The class generates multiindexed multidimensional pandas dataframes from the new FLASH dataformat resolved by both macro and microbunches alongside electrons.

property addChannels

Add new channels using a dict format defined by: “channel_name”: {

“format”: “per_pulse” | “per_train” | “per_electron”, “group_name”: “channel_group_path”, “slice”: “:”

}

property availableChannels: Returns the channel names that are available for use, excluding pulseId, defined by the json file

property channelsPerElectron: Returns a list of channels with per_electron format

property channelsPerPulse: Returns a list of channels with per_pulse format, including all auxillary channels

property channelsPerTrain: Returns a list of channels with per_train format

concatenateChannels(h5_file, format_=None)[source]: Returns a concatenated pandas DataFrame for either all pulse resolved or all electron resolved channels.

createDataframePerChannel(h5_file, channel)[source]: Returns a pandas DataFrame for a given channel name for a given file. The Dataframe contains the MultiIndex and returns depending on the channel’s format

createDataframePerFile(file_path)[source]: Returns two pandas DataFrames constructed for the given file. The DataFrames contains the datasets from the iterable in the order opposite to specified by channel names. One DataFrame is pulse resolved and the other electron resolved.

createMultiIndexPerElectron(h5_file)[source]: Creates an index per electron using pulseId for usage with the electron resolved pandas dataframe

createMultiIndexPerPulse(train_id, np_array)[source]: Creates an index per pulse using a pulse resovled channel’s macrobunch ID, for usage with the pulse resolved pandas dataframe

createNumpyArrayPerChannel(h5_file, channel)[source]: Returns a numpy Array for a given channel name for a given file

fillNA()[source]: Routine to fill the NaN values with intrafile forward filling.

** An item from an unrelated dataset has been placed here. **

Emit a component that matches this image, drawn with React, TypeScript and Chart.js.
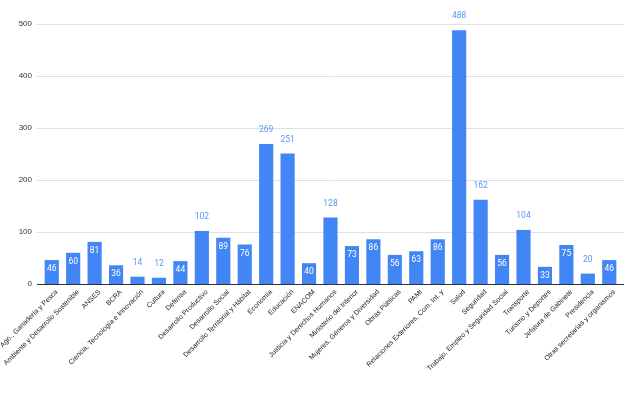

h5_to_parquet(h5, prq)[source]

readData(runs=None, ignore_missing_runs=False, settings=None, channels=None, beamtime_dir=None, parquet_path=None, beamtime_id=None, year=None, daq='fl1user2')[source]

Read express data from DAQ, generating a parquet in between.

Args:

runs: int | list: run number or list of run numbers to load
ignore_missing_runs: bool: if False, rises FileNotFoundError in case files for a run are not available.
settings: str | path: pointer to the ini settings file, handeled by the dldProcessor class. It can be the name of a default settings file found in the settings dir of the repo, or the path to a specific settings file.
channels: list: list of channel names to include in the dataframe. if none defaults to all available channels
beamtime_dir: str | path: path to the raaw data. If none, its inferred from the settings file
parquet_path: str | path: path relative to beamtime_dir where to storethe parquet files. Defaults to “beamtime_dir/processed/parquet”
beamtime_id: int: the id of the beamtime. If none it is inferred from settings
year: int: the year of the beamtime. If none it is inferred from settings
daq: str: the daq containig the data. If none it is inferred from settings

returns:

prc: DldProcessor: returns an instance of the processor class, with electron and pulse dataframes loaded.

property removeChannels: Removes the unnecessary channels from the available channels using list of channels to remove

resetMultiIndex()[source]: Resets the index per pulse and electron

runFilesNames(run_number, daq, raw_data_dir)[source]: Returns all filenames of given run located in directory for the given daq.